The author of the report, Gottfried Wellmer, said Swiss investment in Eskom was made “indirectly, in the form of loans, public bonds and trade credits from the largest Swiss banks.”

Wellmer told swissinfo that Switzerland was the third most important international investor in South Africa during the 1950s. During the Apartheid era the Swiss government continued to offer Export Risk Guarantees to Swiss businesses wishing to invest in the country.

The latest report details the way in which the South African government sought and found foreign investment for its electricity utility and focuses on labour relations and employee conditions at Eskom.

“Most of Eskom’s employees were migrant workers,” Wellmer said.

“They lived in single-sex barracks and got the same wage as miners working underground…and the Swiss government was certainly aware of this.”

Switzerland refused to apply international sanctions against South Africa between 1985 and the early 1990s, arguing that they did more harm than good to the oppressed population.

Closer examination

The Switzerland-South Africa Research Group has urged the Swiss government to establish a formal and independent body to investigate the country’s relations with Apartheid South Africa.

“We want to see a body which would have the same powers as the Bergier Commission,” said Martina Egli, a member of the research group.

The Bergier Commission, set up five years ago to investigate Switzerland’s wartime dealings with Nazi Germany, will publish its definitive findings in March.

In 1999, Swiss parliamentarians rejected a proposal to establish a similar independent commission with a mandate to investigate Swiss-South African relations. The Swiss government is set to vote on the issue again later in the year.

Wellmer insists an independent commission of experts would bring the debate over Switzerland’s commercial dealings with the former South African government into the public domain.

“I would appreciate it very much if archives both in the private sector and in government hands could be fully opened…so that the historical truth can be established by Swiss citizens,” he said.

“I think that’s their right and they should be given it,” he added.

Government probe

In November of last year, the Swiss government announced a parliamentary committee would re-open a probe into links with South Africa’s former Apartheid regime.

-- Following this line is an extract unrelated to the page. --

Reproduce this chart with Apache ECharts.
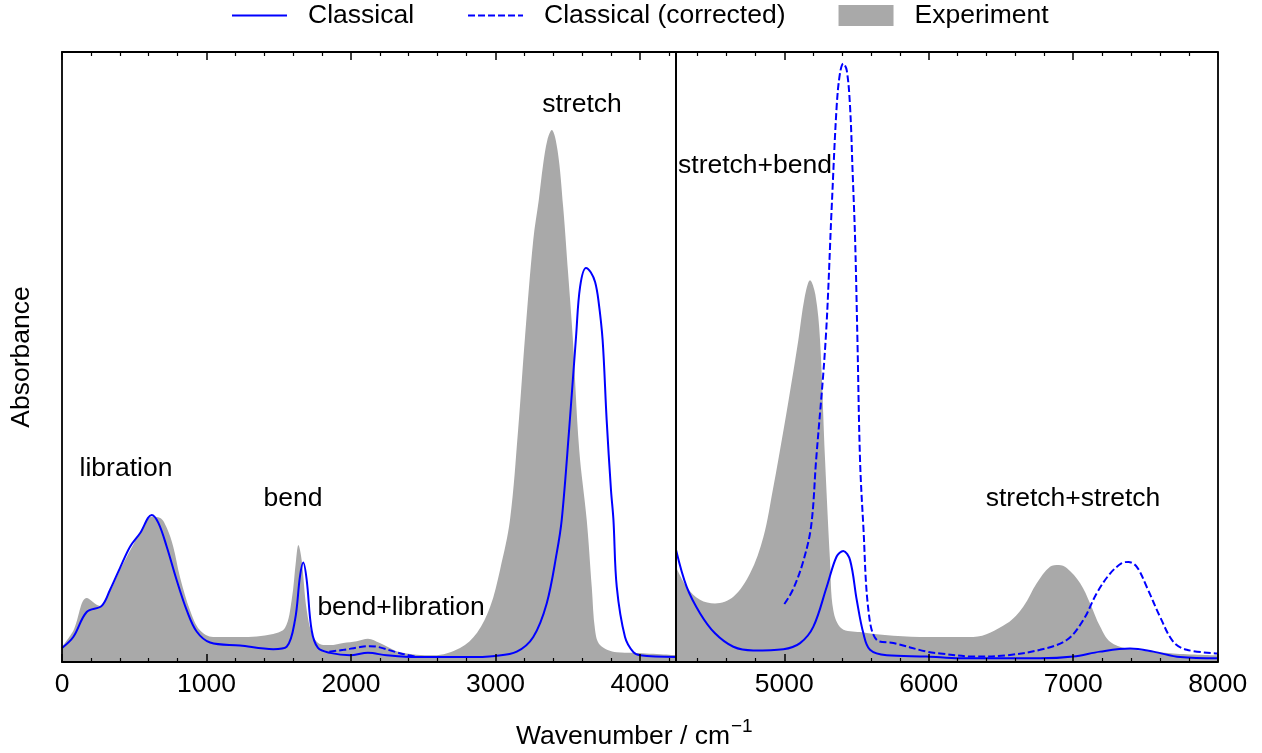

Committee members were given the authority to question witnesses, examine documents in Switzerland and abroad, and were also provided with the assistance of an independent expert.

But Egli says the committee must be replaced by a public body with the mandate to carry out its own investigation headed by a panel of independent experts.

“Without an independent authority,” Egli says, “financial institutions like the National Bank are under no obligation to reveal any documents relating to South Africa.”

“And the government simply doesn’t have to reply to our questions,” she added.

Future relationship

The Research Group says it will continue to press the government for the establishment of an independent commission.

“Of course, the truth is never pleasant,” Wellmer says.

“But the point is that we owe it to the victims of Apartheid to stand up to the truth. Otherwise, we will not be able to have an honest, open relationship with the country in the future.

“And I think we are talking about our future relationship [with South Africa] when we are dealing with the past.”